Task directions: Report how many lines contain "that"; state the number and nothing else.

Entries supplied:
------------------------------
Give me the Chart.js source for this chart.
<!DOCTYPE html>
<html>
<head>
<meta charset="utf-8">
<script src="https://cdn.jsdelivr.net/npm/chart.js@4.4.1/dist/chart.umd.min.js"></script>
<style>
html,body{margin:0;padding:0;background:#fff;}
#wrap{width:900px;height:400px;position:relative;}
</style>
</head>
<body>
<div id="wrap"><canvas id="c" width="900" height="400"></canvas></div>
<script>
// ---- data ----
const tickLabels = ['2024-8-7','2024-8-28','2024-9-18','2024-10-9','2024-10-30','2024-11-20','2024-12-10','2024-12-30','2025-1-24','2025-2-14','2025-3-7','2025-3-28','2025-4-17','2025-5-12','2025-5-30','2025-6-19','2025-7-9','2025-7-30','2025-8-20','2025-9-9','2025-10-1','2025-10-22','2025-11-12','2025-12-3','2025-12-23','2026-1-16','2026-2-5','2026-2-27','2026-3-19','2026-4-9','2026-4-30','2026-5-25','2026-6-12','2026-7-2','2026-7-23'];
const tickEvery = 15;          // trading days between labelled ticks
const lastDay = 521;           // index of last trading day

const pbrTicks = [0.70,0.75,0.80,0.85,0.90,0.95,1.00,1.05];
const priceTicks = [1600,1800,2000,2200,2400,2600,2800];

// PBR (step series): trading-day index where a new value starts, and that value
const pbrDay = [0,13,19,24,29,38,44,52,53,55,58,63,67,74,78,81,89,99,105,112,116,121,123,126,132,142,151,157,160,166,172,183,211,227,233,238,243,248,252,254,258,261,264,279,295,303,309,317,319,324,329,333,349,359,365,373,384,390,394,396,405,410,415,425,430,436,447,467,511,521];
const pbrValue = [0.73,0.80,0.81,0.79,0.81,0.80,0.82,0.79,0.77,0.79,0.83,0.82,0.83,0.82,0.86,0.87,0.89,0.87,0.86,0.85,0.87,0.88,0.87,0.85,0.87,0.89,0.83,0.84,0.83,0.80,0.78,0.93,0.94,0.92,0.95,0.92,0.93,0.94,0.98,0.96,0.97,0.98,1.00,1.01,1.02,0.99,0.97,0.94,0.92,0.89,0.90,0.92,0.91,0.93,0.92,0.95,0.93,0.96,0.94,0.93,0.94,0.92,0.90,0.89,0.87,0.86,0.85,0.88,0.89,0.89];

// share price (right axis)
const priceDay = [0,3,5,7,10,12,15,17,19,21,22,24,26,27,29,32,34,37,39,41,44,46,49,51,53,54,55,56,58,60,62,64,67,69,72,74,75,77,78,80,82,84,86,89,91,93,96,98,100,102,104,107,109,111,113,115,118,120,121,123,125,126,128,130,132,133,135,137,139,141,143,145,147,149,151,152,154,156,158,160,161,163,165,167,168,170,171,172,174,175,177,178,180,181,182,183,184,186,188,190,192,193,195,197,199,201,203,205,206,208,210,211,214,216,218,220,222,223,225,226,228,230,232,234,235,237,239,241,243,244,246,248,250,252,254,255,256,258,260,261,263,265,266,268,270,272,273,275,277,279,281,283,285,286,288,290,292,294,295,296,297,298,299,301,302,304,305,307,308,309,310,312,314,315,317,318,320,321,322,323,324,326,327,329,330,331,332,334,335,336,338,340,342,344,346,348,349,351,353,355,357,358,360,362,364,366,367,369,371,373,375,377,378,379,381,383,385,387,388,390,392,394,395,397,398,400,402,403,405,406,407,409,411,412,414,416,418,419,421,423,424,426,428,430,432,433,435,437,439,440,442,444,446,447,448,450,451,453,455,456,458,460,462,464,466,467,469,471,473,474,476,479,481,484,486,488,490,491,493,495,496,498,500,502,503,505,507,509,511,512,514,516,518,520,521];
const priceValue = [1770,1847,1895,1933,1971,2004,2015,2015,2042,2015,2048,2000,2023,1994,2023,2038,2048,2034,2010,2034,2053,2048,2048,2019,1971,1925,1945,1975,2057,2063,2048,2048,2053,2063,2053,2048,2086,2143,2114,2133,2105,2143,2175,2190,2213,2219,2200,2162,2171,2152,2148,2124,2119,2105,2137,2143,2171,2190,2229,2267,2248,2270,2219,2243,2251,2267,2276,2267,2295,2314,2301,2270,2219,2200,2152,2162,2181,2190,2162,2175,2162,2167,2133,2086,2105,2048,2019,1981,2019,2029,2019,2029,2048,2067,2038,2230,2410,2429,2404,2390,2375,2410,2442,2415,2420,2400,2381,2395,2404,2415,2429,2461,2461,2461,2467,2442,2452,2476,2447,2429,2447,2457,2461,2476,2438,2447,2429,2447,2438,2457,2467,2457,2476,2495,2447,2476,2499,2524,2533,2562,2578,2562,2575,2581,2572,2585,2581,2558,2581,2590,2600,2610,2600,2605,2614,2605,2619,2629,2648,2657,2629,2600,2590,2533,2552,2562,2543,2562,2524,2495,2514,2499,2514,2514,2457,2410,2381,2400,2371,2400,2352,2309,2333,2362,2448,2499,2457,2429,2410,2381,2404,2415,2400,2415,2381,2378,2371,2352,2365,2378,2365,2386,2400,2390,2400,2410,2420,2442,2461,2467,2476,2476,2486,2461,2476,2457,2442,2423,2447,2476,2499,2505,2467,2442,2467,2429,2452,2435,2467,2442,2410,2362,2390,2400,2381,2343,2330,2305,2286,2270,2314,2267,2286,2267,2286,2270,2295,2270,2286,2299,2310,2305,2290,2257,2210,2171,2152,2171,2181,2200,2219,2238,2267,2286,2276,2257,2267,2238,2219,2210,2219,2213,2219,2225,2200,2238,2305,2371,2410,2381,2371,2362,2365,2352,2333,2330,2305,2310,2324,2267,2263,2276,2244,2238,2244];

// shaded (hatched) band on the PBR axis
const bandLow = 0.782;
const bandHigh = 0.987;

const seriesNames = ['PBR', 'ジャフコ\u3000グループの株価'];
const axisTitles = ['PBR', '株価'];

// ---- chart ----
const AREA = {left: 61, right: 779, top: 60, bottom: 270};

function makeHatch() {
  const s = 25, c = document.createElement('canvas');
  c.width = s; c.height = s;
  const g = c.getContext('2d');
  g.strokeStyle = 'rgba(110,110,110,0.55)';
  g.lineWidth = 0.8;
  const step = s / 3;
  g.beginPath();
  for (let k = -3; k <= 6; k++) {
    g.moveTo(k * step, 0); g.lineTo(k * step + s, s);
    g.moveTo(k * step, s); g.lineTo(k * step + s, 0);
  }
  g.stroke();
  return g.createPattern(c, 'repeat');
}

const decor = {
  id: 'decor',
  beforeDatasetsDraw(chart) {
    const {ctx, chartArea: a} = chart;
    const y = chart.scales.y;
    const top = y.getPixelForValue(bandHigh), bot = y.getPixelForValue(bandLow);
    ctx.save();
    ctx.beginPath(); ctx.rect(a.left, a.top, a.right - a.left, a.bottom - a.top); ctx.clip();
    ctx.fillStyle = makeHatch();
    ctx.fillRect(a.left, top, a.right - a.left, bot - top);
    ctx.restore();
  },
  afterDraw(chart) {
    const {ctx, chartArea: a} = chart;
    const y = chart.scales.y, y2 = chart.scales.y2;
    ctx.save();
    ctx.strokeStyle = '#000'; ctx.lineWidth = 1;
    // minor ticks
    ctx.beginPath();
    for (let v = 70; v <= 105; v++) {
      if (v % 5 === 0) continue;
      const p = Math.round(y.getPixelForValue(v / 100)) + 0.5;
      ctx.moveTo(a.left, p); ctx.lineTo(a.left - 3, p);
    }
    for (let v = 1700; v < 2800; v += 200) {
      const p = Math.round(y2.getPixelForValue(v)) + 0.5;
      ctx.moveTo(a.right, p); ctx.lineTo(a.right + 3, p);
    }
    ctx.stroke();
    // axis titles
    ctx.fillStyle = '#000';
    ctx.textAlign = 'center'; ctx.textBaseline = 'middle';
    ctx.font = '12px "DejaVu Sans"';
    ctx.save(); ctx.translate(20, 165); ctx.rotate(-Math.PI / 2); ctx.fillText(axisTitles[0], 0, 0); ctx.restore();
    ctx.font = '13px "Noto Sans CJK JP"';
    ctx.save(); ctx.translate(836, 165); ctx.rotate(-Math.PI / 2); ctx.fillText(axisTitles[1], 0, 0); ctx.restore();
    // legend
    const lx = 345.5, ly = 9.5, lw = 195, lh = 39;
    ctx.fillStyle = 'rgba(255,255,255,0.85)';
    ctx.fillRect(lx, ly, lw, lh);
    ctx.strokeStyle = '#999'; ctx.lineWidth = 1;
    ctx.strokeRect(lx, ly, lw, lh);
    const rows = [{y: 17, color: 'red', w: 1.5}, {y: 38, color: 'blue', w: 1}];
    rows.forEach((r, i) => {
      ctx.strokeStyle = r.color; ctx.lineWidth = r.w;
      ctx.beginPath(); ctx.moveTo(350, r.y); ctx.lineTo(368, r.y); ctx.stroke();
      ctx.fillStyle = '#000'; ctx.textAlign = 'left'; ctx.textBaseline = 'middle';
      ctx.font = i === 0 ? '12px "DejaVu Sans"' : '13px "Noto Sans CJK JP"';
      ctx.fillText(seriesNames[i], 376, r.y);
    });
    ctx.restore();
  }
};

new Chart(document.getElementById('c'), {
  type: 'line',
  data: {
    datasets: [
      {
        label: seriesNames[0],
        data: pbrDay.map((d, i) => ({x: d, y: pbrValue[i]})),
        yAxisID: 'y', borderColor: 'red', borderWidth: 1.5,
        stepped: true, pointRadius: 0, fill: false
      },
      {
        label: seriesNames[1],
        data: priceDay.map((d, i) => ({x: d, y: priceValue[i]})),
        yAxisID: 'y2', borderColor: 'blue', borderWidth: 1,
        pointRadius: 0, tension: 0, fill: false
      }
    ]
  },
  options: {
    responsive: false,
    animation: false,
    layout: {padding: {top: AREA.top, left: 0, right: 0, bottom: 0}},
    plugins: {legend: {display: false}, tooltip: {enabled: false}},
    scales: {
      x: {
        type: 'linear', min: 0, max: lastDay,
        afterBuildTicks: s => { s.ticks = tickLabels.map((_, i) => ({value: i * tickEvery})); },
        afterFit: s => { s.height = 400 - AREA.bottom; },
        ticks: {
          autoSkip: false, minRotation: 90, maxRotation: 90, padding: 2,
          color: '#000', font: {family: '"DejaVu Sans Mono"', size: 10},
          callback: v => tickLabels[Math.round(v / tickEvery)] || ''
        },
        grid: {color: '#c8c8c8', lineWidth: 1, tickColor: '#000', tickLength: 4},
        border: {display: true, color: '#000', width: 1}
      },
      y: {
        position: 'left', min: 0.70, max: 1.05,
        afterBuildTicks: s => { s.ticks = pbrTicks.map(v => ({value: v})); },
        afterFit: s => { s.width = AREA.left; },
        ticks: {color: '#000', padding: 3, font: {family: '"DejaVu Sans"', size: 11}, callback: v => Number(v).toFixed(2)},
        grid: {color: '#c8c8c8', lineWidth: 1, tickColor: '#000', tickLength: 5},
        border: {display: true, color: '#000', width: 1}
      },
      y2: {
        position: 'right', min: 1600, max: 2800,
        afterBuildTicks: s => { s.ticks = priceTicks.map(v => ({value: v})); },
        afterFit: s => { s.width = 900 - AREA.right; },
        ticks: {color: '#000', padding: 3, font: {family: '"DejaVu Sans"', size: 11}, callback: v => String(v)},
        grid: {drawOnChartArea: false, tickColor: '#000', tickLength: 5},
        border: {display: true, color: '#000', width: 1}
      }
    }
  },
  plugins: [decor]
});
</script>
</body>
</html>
------------------------------
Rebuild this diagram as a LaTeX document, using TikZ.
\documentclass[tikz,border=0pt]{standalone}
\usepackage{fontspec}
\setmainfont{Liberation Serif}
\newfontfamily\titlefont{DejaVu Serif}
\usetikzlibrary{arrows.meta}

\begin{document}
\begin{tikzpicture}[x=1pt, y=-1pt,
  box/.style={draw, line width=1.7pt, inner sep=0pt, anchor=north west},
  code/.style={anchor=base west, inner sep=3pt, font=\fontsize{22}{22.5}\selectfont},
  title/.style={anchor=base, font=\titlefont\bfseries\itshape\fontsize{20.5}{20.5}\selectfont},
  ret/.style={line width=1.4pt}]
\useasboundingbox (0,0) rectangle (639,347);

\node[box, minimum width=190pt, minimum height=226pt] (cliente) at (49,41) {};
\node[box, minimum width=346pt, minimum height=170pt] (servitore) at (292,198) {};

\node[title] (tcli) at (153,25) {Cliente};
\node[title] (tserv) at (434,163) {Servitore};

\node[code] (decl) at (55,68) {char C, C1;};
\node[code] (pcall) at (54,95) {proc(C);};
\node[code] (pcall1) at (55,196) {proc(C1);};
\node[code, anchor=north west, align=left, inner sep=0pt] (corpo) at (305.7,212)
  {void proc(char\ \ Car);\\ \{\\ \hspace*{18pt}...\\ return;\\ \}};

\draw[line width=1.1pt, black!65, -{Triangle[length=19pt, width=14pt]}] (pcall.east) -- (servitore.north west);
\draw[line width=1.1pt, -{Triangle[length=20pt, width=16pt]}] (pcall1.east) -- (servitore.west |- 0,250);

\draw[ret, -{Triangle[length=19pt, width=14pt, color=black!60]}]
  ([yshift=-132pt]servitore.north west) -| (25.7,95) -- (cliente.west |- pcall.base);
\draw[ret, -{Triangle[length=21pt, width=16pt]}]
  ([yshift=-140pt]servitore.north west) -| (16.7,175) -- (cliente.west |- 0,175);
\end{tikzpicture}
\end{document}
------------------------------
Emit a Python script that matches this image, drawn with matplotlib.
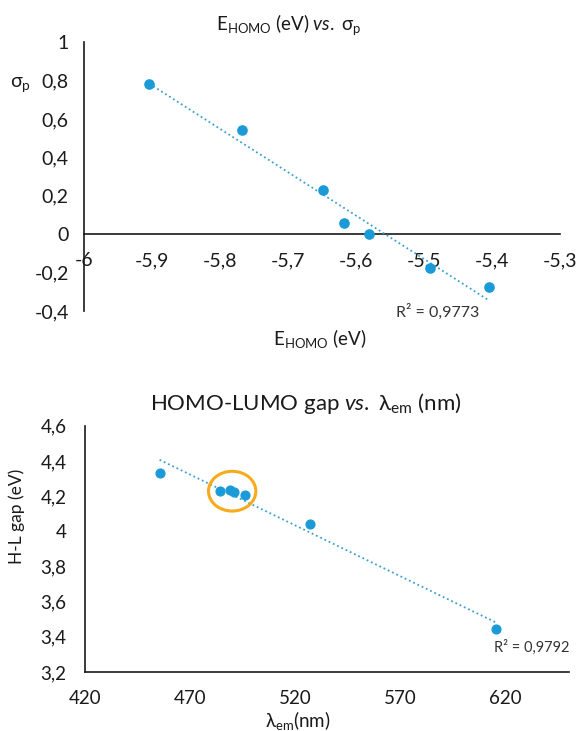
------------------------------
Answer for this exercise: 2